[Data extracted from a collection]

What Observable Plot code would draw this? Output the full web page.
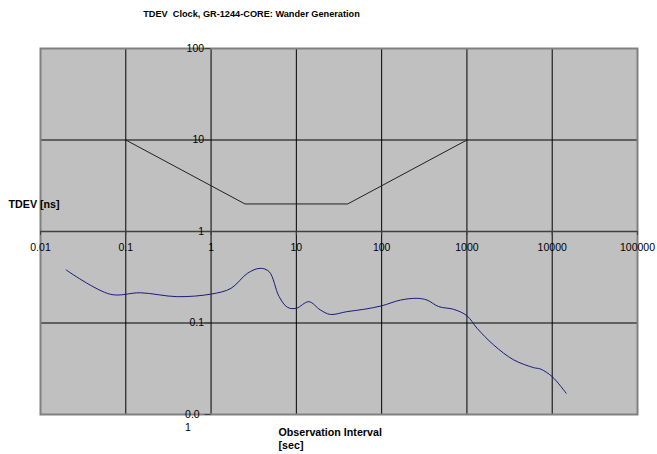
<!DOCTYPE html>
<html>
<head>
<meta charset="utf-8">
<script src="https://cdn.jsdelivr.net/npm/d3@7"></script>
<script src="https://cdn.jsdelivr.net/npm/@observablehq/plot@0.6"></script>
<style>
  html, body { margin: 0; padding: 0; background: #ffffff; }
  #chart svg { display: block; font-family: "Liberation Sans", Arial, sans-serif; }
</style>
</head>
<body>
<div id="chart"></div>
<script>
const titleText = "TDEV  Clock, GR-1244-CORE: Wander Generation";
const yTitle = "TDEV [ns]";
const xTitleLines = ["Observation Interval", "[sec]"];

const xTicks = [0.01, 0.1, 1, 10, 100, 1000, 10000, 100000];
const xTickLabels = ["0.01", "0.1", "1", "10", "100", "1000", "10000", "100000"];
const yTicks = [100, 10, 1, 0.1, 0.01];
const yTickLabels = ["100", "10", "1", "0.1", "0.0\n1"];

// GR-1244-CORE mask
const maskTau = [0.1, 2.5, 40, 1000];
const maskTdev = [10, 2, 2, 10];

// measured TDEV
const measTau = [0.02, 0.066, 0.149, 0.4, 1, 1.71, 2.68, 3.76, 4.8, 6.28, 7.9, 10, 14, 19.1, 25, 39, 61.6, 100, 166, 261, 341, 467, 700, 1000, 1316, 2060, 3540, 6070, 7280, 10000, 14560];
const measTdev = [0.38, 0.206, 0.214, 0.194, 0.207, 0.239, 0.35, 0.396, 0.364, 0.194, 0.148, 0.145, 0.171, 0.139, 0.124, 0.133, 0.141, 0.154, 0.178, 0.186, 0.178, 0.151, 0.141, 0.12, 0.0875, 0.0575, 0.0395, 0.0325, 0.0314, 0.0259, 0.0171];

const mask = maskTau.map((t, i) => ({tau: t, tdev: maskTdev[i]}));
const meas = measTau.map((t, i) => ({tau: t, tdev: measTdev[i]}));
const xt = xTicks.map((v, i) => ({v, label: xTickLabels[i]}));
const yt = yTicks.map((v, i) => ({v, label: yTickLabels[i]}));
const gridX = xTicks.slice(1, -1);
const gridY = yTicks.slice(1, -1);

const fontFam = "'Liberation Sans', Arial, sans-serif";

const chart = Plot.plot({
  width: 657,
  height: 454,
  marginTop: 48,
  marginRight: 20,
  marginBottom: 40,
  marginLeft: 40,
  style: {fontFamily: fontFam, background: "#ffffff", color: "#000"},
  x: {type: "log", domain: [0.01, 100000], axis: null},
  y: {type: "log", domain: [0.01, 100], axis: null},
  marks: [
    Plot.frame({fill: "#c0c0c0", stroke: "none"}),
    Plot.ruleX(gridX, {stroke: "#000", strokeWidth: 1}),
    Plot.ruleY(gridY, {stroke: "#000", strokeWidth: 1}),
    Plot.frame({stroke: "#808080", strokeWidth: 2}),
    // x axis at y = 1
    Plot.ruleY([1], {stroke: "#404040", strokeWidth: 1.3}),
    Plot.ruleX(xt, {x: "v", y1: () => 1, y2: () => 1, insetBottom: -4, stroke: "#404040"}),
    Plot.text(xt, {x: "v", y: () => 1, text: "label", dy: 16, lineAnchor: "middle", fontSize: 10.5, fill: "#000"}),
    // y axis at x = 1
    Plot.ruleY(yt, {y: "v", x1: () => 1, x2: () => 1, insetLeft: -6, stroke: "#404040"}),
    Plot.text(yt.slice(0, 4), {x: () => 1, y: "v", text: "label", dx: -7, textAnchor: "end", lineAnchor: "middle", fontSize: 10.5, fill: "#000"}),
    Plot.text(yt.slice(4), {x: () => 1, y: "v", text: "label", dx: -26, dy: -5, textAnchor: "start", lineAnchor: "top", lineHeight: 1.17, fontSize: 10.5, fill: "#000"}),
    // mask and measurement
    Plot.line(mask, {x: "tau", y: "tdev", stroke: "#202020", strokeWidth: 1}),
    Plot.line(meas, {x: "tau", y: "tdev", stroke: "#1a1a80", strokeWidth: 1, curve: "catmull-rom"}),
    // titles
    Plot.text([titleText], {frameAnchor: "top-left", dx: 251 - 40, dy: 14 - 48, textAnchor: "middle", lineAnchor: "middle", fontSize: 9.2, fontWeight: "bold", fill: "#000"}),
    Plot.text([yTitle], {frameAnchor: "top-left", dx: 8 - 40, dy: 204 - 48, textAnchor: "start", lineAnchor: "middle", fontSize: 10.7, fontWeight: "bold", fill: "#000"}),
    Plot.text([xTitleLines[0]], {frameAnchor: "top-left", dx: 278 - 40, dy: 432 - 48, textAnchor: "start", lineAnchor: "middle", fontSize: 10.7, fontWeight: "bold", fill: "#000"}),
    Plot.text([xTitleLines[1]], {frameAnchor: "top-left", dx: 278 - 40, dy: 445 - 48, textAnchor: "start", lineAnchor: "middle", fontSize: 10.7, fontWeight: "bold", fill: "#000"})
  ]
});
document.getElementById("chart").appendChild(chart);
</script>
</body>
</html>
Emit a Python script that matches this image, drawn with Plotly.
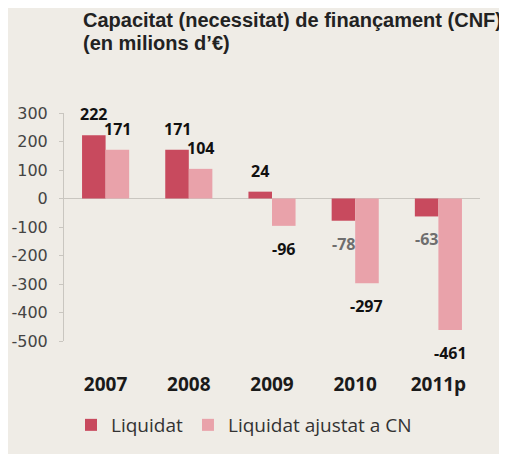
import plotly.graph_objects as go

categories = ["2007", "2008", "2009", "2010", "2011p"]
liquidat = [222, 171, 24, -78, -63]
ajustat = [171, 104, -96, -297, -461]
y_ticks = [300, 200, 100, 0, -100, -200, -300, -400, -500]
y_tick_labels = ["300", "200", "100", "0", "-100", "-200", "-300", "-400", "-500"]

dark = "#c84a5e"
light = "#e9a2aa"
bg = "#efece6"
bargap = 0.434
half = (1 - bargap) / 4

# page body has an 8px default margin; plot area in window coords: x 64..480, y 113..341
OFF = 8
PL, PR, PT, PB = 64, 480, 113, 341


def px(xw):
    return (xw - PL) / (PR - PL)


def py(yw):
    return (PB - yw) / (PB - PT)


fig = go.Figure()
fig.add_trace(go.Bar(x=categories, y=liquidat, name="Liquidat", marker_color=dark,
                     marker_line_width=0))
fig.add_trace(go.Bar(x=categories, y=ajustat, name="Liquidat ajustat a CN", marker_color=light,
                     marker_line_width=0))

annotations = []
for k, (series, off) in enumerate(((liquidat, -half), (ajustat, half))):
    for i, v in enumerate(series):
        col = "#6e6e6e" if (k == 0 and v < 0) else "#111111"
        annotations.append(dict(
            x=i + off, y=v, xref="x", yref="y", text=str(v), showarrow=False,
            yshift=21 if v >= 0 else -23, yanchor="middle",
            font=dict(family="Open Sans", size=16, color=col, weight="bold")))

title_font = dict(family="Liberation Sans", size=20, color="#222222", weight="bold")
annotations.append(dict(xref="paper", yref="paper", x=px(81), y=py(20),
                        xanchor="left", yanchor="middle", showarrow=False,
                        text="Capacitat (necessitat) de finançament (CNF)", font=title_font))
annotations.append(dict(xref="paper", yref="paper", x=px(81), y=py(43),
                        xanchor="left", yanchor="middle", showarrow=False,
                        text="(en milions d’€)", font=title_font))

fig.update_layout(
    width=507 - OFF, height=454 - OFF,
    margin=dict(l=PL - OFF, r=507 - PR, t=PT - OFF, b=454 - PB, autoexpand=False),
    paper_bgcolor=bg, plot_bgcolor=bg,
    barmode="group", bargap=bargap, bargroupgap=0,
    showlegend=True,
    legend=dict(orientation="h", x=px(71), xanchor="left", y=py(425),
                yanchor="middle", font=dict(family="Open Sans", size=19, color="#333333"),
                traceorder="normal", bgcolor="rgba(0,0,0,0)"),
    annotations=annotations,
    xaxis=dict(showgrid=False, showline=False, ticks="", zeroline=False, automargin=False,
               tickfont=dict(family="Open Sans", size=19, color="#1a1a1a", weight="bold"),
               ticklabelstandoff=30),
    yaxis=dict(range=[-500, 300], tickvals=y_ticks, ticktext=y_tick_labels,
               showgrid=False, automargin=False,
               showline=True, linecolor="#c9c6c0", linewidth=1,
               ticks="outside", ticklen=4, tickcolor="#c9c6c0",
               zeroline=True, zerolinecolor="#c9c6c0", zerolinewidth=1,
               ticklabelstandoff=8,
               tickfont=dict(family="DejaVu Sans", size=16, color="#444444")),
)

fig.write_html("out.html")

### Problem statement
Work out how many lines of the data above contain the string "this" and give the number alone.

### Finished task
2